I digitized the data and operationalized it from entry to invoicing.
It was a great learning experience. I found that I wasn’t content with just building a system. I wanted to know the system’s impact on people on the floor. So I decided to work in the warehouse for a couple of days to understand the process from end to end.
That set the stage for future jobs where I would straddle the business and technical line and try to understand how to make things pragmatically instead of technically perfect.
Then I was transferred to the D.C. office, where I took over as IT manager for the 100-person office. I got heavily involved in database marketing. I would help the marketing team pull lists for campaigns, and I got into the science behind it. That was in the early days of analytics. Marketing had always been an art, but it was changing into a mix between art and science.
In that space, I was focused more on how to expand the business.
Soon after, I felt I needed more of a challenge. I moved to a company that helped turn nonprofits around.
We worked in teams that were named after colors. We ended up having one set of clients who were less than satisfied. We created an unofficial team, called the Black and Blue Team, to help the dissatisfied clients.
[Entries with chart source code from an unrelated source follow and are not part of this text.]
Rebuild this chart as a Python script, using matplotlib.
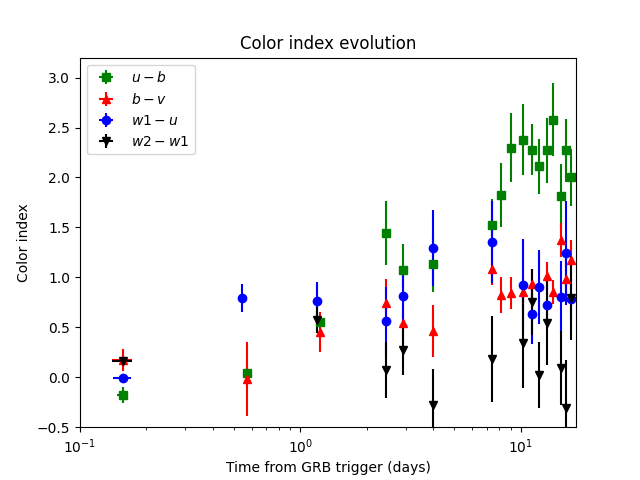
import matplotlib
matplotlib.use('Agg')
import matplotlib.pyplot as plt

# u - b
t_ub = [0.156, 0.571, 1.226, 2.45, 2.92, 4.0, 7.42, 8.15, 9.05, 10.26, 11.26, 12.13, 13.1, 14.05, 15.28, 16.1, 16.98]
ub = [-0.18, 0.04, 0.55, 1.44, 1.07, 1.13, 1.52, 1.82, 2.30, 2.38, 2.28, 2.11, 2.27, 2.58, 1.81, 2.27, 2.00]
ub_err = [0.08, 0.1, 0.05, 0.32, 0.26, 0.28, 0.26, 0.32, 0.35, 0.36, 0.26, 0.28, 0.33, 0.37, 0.32, 0.32, 0.29]
ub_xerr = [0.009, 0, 0, 0, 0, 0, 0, 0, 0, 0, 0, 0, 0, 0, 0, 0, 0]

# b - v
t_bv = [0.156, 0.571, 1.226, 2.45, 2.92, 4.0, 7.42, 8.15, 9.05, 10.26, 11.26, 13.1, 14.05, 15.28, 16.1, 16.98]
bv = [0.17, -0.02, 0.45, 0.74, 0.54, 0.46, 1.08, 0.82, 0.84, 0.85, 0.93, 1.01, 0.85, 1.37, 0.98, 1.17]
bv_err = [0.11, 0.37, 0.2, 0.24, 0.2, 0.26, 0.16, 0.18, 0.16, 0.15, 0.15, 0.14, 0.12, 0.17, 0.2, 0.2]
bv_xerr = [0.016, 0, 0, 0, 0, 0, 0, 0, 0, 0, 0, 0, 0, 0, 0, 0]

# w1 - u
t_w1u = [0.156, 0.542, 1.19, 2.45, 2.92, 4.0, 7.42, 10.26, 11.26, 12.13, 13.1, 15.28, 16.1, 16.98]
w1u = [-0.01, 0.79, 0.76, 0.56, 0.81, 1.29, 1.35, 0.92, 0.63, 0.90, 0.72, 0.80, 1.24, 0.78]
w1u_err = [0.03, 0.14, 0.19, 0.34, 0.25, 0.38, 0.41, 0.46, 0.3, 0.37, 0.2, 0.36, 0.52, 0.2]
w1u_xerr = [0.015, 0, 0, 0, 0, 0, 0, 0, 0, 0, 0, 0, 0, 0]

# w2 - w1
t_w2w1 = [0.156, 1.19, 2.45, 2.92, 4.0, 7.42, 10.26, 11.26, 12.13, 13.1, 15.28, 16.1, 16.98]
w2w1 = [0.16, 0.57, 0.07, 0.27, -0.28, 0.18, 0.34, 0.75, 0.02, 0.54, 0.09, -0.31, 0.79]
w2w1_err = [0.03, 0.13, 0.28, 0.25, 0.36, 0.43, 0.45, 0.33, 0.33, 0.42, 0.37, 0.48, 0.42]
w2w1_xerr = [0.016, 0, 0, 0, 0, 0, 0, 0, 0, 0, 0, 0, 0]

plt.figure(figsize=(6.4, 4.8), dpi=100)

plt.errorbar(t_ub, ub, yerr=ub_err, xerr=ub_xerr, fmt='s', color='green', label='$u-b$')
plt.errorbar(t_bv, bv, yerr=bv_err, xerr=bv_xerr, fmt='^', color='red', label='$b-v$')
plt.errorbar(t_w1u, w1u, yerr=w1u_err, xerr=w1u_xerr, fmt='o', color='blue', label='$w1-u$')
plt.errorbar(t_w2w1, w2w1, yerr=w2w1_err, xerr=w2w1_xerr, fmt='v', color='black', label='$w2-w1$')

plt.xscale('log')
plt.xlim(0.1, 17.8)
plt.ylim(-0.5, 3.2)

# Achsentitel und Titel
plt.title('Color index evolution')
plt.xlabel('Time from GRB trigger (days)')
plt.ylabel('Color index')
plt.legend(loc='upper left')

plt.savefig('out.png')
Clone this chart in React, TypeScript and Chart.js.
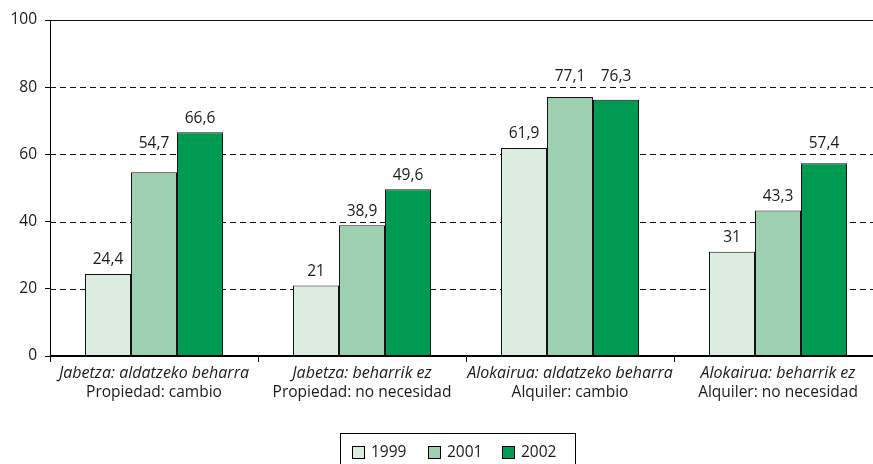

They sent me to one of those clients, and after being successful, I was going to the next one and the next one.
I learned how to handle the stress of walking into clients that were absolutely angry with you and being able to make them happy. It made me well rounded.
When I eventually arrived at Nextel, I hit a turning point. I was a consultant, and my eyes became open to the power of analytics. That’s when I was officially bitten by the bug. Database marketing was more data mining in those days, but at this company I focused more on the application of the statistics.
I helped understand how the business was operating and then designed the architecture around it.
For one client, we built a system from the ground up that saved the company $350 million each year in costs for retention and helped them generate $500 million each year in revenue.
What I’ve learned in my career is that the application of analytics is about bringing together the business needs and what is pragmatic from an operational perspective and feasible from a technical perspective. It doesn’t need to be the best solution — it just needs to be the solution that works the best. The reason I’ve been able to bounce around from industry to industry is because that same mentality translates well across industries.
Now, at Razorsight, I can do the same.